A second set of still embryonic proposals relating to the tax regime will doubtless be far more controversial if, as seems likely, they evolve into fully-fledged recommendations in the Committee’s Final Report. In its Interim Report the Committee discusses a range of tax exemptions and reliefs for agricultural and sporting land and states that it has received evidence questioning the continued justification for these exemptions and reliefs. The Committee would apparently “welcome” further evidence on the case for their retention. However, that welcome is tempered by the Committee’s concerns, as expressed in the Interim Report, that “tax reliefs and exemptions distort the market as well as pushing up prices” and a statement from the Committee’s Chairman, Ian Davidson MP, that “we are minded to propose an end to all tax exemptions, subsidies and cosy tax deals unless they can be shown to be in the public interest”.
Unsurprisingly, NFU Scotland, for one, is less than enamoured by the prospect of radical changes to the tax regime and has wasted little time in lobbying against them. Similarly, Scottish Land and Estates has questioned the case for removing all tax exemptions and subsidies, arguing that they are paid for delivering specific public policy objectives in the public interest.
Elsewhere the Interim Report discusses the difficulties which EU State Aid rules present for community ownership of forests and other land and calls for the Scottish and UK Governments to devise and secure agreement for changing the rules and how they are interpreted as part of the on-going State Aid Modernisation process. The Committee is also keen to further explore what it appears to view as a misalignment between the support framework for the community forestry sector and funds through grants and tax reliefs provided to the private forestry sector.

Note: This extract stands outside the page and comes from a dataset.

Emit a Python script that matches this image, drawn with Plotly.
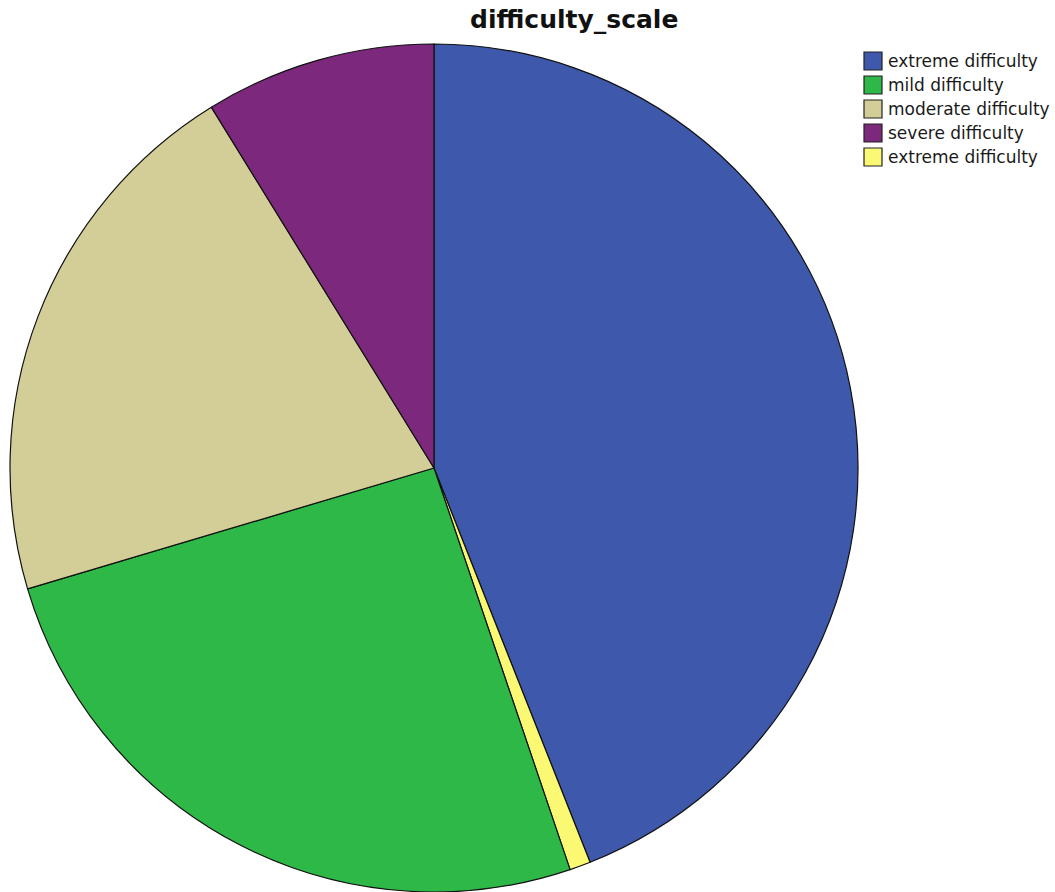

In contrast to the LRRG’s much-maligned Interim Report, which seemed to shrink the scope of its initial remit, the SAC equivalent confirms the Committee’s intention to expand the areas of investigation in the next phase of its inquiry to produce “a more comprehensive report than we may have originally envisaged”. These areas include: the ownership of estates through charitable companies set up by private owners; reforming the fiscal framework of agricultural land to meet the concerns of tenant farmers; how the new CAP framework can best support farmers; and the extent to which land is owned in offshore jurisdictions as part of individual and corporate tax planning.
Not music to everyone’s ears, perhaps. Nevertheless, an expanded Final Report from the Scottish Affairs Committee offers the prospect of adding further political weight to a land reform process that until relatively recently seemed all but dead in the water.